Winged yam or greater yam.

 

Aerial potato

Aerial potato (Dioscorea bulbifera) is an even more vigorous tropical vine, producing edible tubers along its stems from late summer through to winter. These are collected and eaten, and some saved for replanting next spring. Plants need similar conditions to winged yam and are used in the same ways.

It is weedy in warmer more humid regions, so make sure it doesn’t escape your garden. In warm microclimates in temperate regions it’s not a problem weed.

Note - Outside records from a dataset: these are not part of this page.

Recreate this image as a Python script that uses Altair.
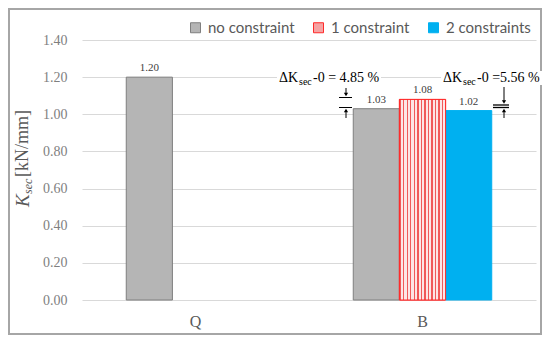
import altair as alt
import pandas as pd

# ---- data ----
categories = ["Q", "B", "B", "B"]
series = ["no constraint", "no constraint", "1 constraint", "2 constraints"]
values = [1.20, 1.03, 1.08, 1.02]
series_order = ["no constraint", "1 constraint", "2 constraints"]
category_order = ["Q", "B"]
y_ticks = [0.0, 0.2, 0.4, 0.6, 0.8, 1.0, 1.2, 1.4]
delta_labels = ["-0 = 4.85 %", "-0 =5.56 %"]

df = pd.DataFrame({"category": categories, "series": series, "value": values})
one = pd.DataFrame({"k": [0]})

fills = ["#b5b5b5", "#f5a3a3", "#00b0f0"]
strokes = ["#7f7f7f", "#ff2a2a", "#00b0f0"]
SERIF = "Liberation Serif"

x_enc = alt.X(
    "category:N", sort=category_order,
    scale=alt.Scale(paddingInner=0.39, paddingOuter=0.195),
    axis=alt.Axis(title=None, labelAngle=0, domain=False, ticks=False,
                  labelFont=SERIF, labelFontSize=16, labelColor="#595959",
                  labelPadding=13, grid=False),
)
xo_enc = alt.XOffset("series:N", sort=series_order,
                     scale=alt.Scale(domain=series_order, paddingInner=0, paddingOuter=0))
y_enc = alt.Y(
    "value:Q",
    scale=alt.Scale(domain=[0, 1.4], nice=False, zero=True),
    axis=alt.Axis(title=None, values=y_ticks, format=".2f", domain=False, ticks=False,
                  grid=True, gridColor="#d9d9d9", gridWidth=1,
                  labelFont=SERIF, labelFontSize=14, labelColor="#7f7f7f", labelPadding=15),
)

leg = alt.Legend(title=None, orient="none", legendX=106, legendY=-20, direction="horizontal",
                 symbolType="square", symbolSize=100, symbolStrokeWidth=1,
                 labelFont="Lato", labelFontSize=15, labelColor="#595959",
                 labelOffset=5, columnPadding=16, padding=0)

bars = alt.Chart(df).mark_bar(strokeWidth=1).encode(
    x=x_enc, xOffset=xo_enc, y=y_enc,
    color=alt.Color("series:N", sort=series_order,
                    scale=alt.Scale(domain=series_order, range=fills), legend=leg),
    stroke=alt.Stroke("series:N", sort=series_order,
                      scale=alt.Scale(domain=series_order, range=strokes), legend=leg),
)

# striped fill for "1 constraint"
n = 13
stops = []
for i in range(n):
    a = i / n
    b = (i + 0.38) / n
    c = (i + 1) / n
    stops += [alt.GradientStop(color="#f05a5a", offset=a),
              alt.GradientStop(color="#f05a5a", offset=b),
              alt.GradientStop(color="#fde6e6", offset=b),
              alt.GradientStop(color="#fde6e6", offset=c)]
stripes = alt.LinearGradient(gradient="linear", stops=stops, x1=0, x2=1, y1=0, y2=0)

red_overlay = alt.Chart(df).transform_filter(
    alt.datum.series == "1 constraint"
).mark_bar(fill=stripes, stroke="#ff2a2a", strokeWidth=1).encode(
    x=x_enc, xOffset=xo_enc, y=y_enc
)

labels = alt.Chart(df).mark_text(
    baseline="bottom", dy=-4, font=SERIF, fontSize=11, color="#404040"
).encode(x=x_enc, xOffset=xo_enc, y=y_enc, text=alt.Text("value:Q", format=".2f"))


def txt(s, x, y, size, italic=False, angle=0, color="black", align="left"):
    return alt.Chart(one).mark_text(
        text=s, align=align, baseline="middle", font=SERIF, fontSize=size,
        fontStyle="italic" if italic else "normal", angle=angle, color=color
    ).encode(x=alt.value(x), y=alt.value(y))


def seg(x1, y1, x2, y2, w=1):
    return alt.Chart(one).mark_rule(color="black", strokeWidth=w).encode(
        x=alt.value(x1), x2=alt.value(x2), y=alt.value(y1), y2=alt.value(y2))


def tri(x, y, shape):
    return alt.Chart(one).mark_point(shape=shape, filled=True, size=18, color="black",
                                     opacity=1).encode(x=alt.value(x), y=alt.value(y))


def box(x1, y1, x2, y2):
    return alt.Chart(one).mark_rect(fill="white").encode(
        x=alt.value(x1), x2=alt.value(x2), y=alt.value(y1), y2=alt.value(y2))


frame = alt.Chart(one).mark_rect(fill="white", fillOpacity=0, stroke="#a6a6a6",
                                 strokeWidth=2).encode(
    x=alt.value(-73), x2=alt.value(459), y=alt.value(-31), y2=alt.value(294))

annot = [
    box(195, 31, 299, 45),
    txt("ΔK", 197, 38, 14),
    txt("sec", 217, 42, 10),
    txt(delta_labels[0], 231, 38, 14),
    box(359, 31, 460, 45),
    txt("ΔK", 361, 38, 14),
    txt("sec", 381, 42, 10),
    txt(delta_labels[1], 395, 38, 14),
    # left dimension arrows
    seg(264, 48, 264, 55), tri(264, 54.5, "triangle-down"),
    seg(257, 57.5, 270, 57.5), seg(257, 67.5, 270, 67.5),
    seg(264, 70, 264, 78), tri(264, 70.5, "triangle-up"),
    # right dimension arrows
    seg(422, 47, 422, 62), tri(422, 62, "triangle-down"),
    seg(411, 65, 427, 65, 1.3), seg(411, 67.5, 427, 67.5, 1.3),
    seg(422, 70, 422, 78), tri(422, 70.5, "triangle-up"),
    # y axis title (rotated, with subscript)
    txt("K", -59.5, 167, 19, italic=True, angle=270, color="#595959"),
    txt("sec", -54, 154, 12, italic=True, angle=270, color="#595959"),
    txt("[kN/mm]", -59.5, 137, 18, angle=270, color="#595959"),
]

chart = alt.layer(frame, bars, red_overlay, labels, *annot).properties(
    width=454, height=260,
    autosize=alt.AutoSizeParams(type="none"),
    padding={"left": 74, "top": 32, "right": 6, "bottom": 35},
).configure_view(stroke=None)

chart.save("out.html", embed_options={"renderer": "svg", "actions": False})
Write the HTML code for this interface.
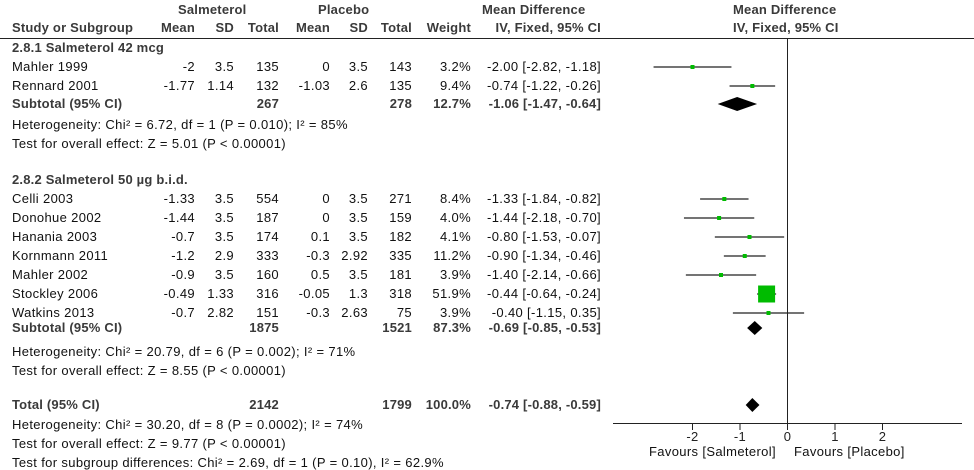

  • Source tubers from community gardens in warm climates, and also Northey Street City Farm in Brisbane (nscf.org.au).

Kulyu

Kulyu (Ipomoea calobra) is a climbing plant native mostly to inland Western Australia, north of Geraldton. It can reach 6m high, has a light purple flower and the tubers are similar to sweet potatoes. Kulyu was part of a study by Geoff Woodall, a native plant agronomist, who looked at 200 native tubers from WA for their potential to be farmed. He found that Kulyu is easily damaged by frost and that it’s best grown in a raised bed to facilitate harvesting, as the plant grows so deeply. Since his study, novel crop pioneers such as Dr Chris Williams have been trialling the plant in Melbourne. It can be grown from seed.

  •  Visit Nindethana Australian Seeds (nindethana.net.au) to see if they have any seed available.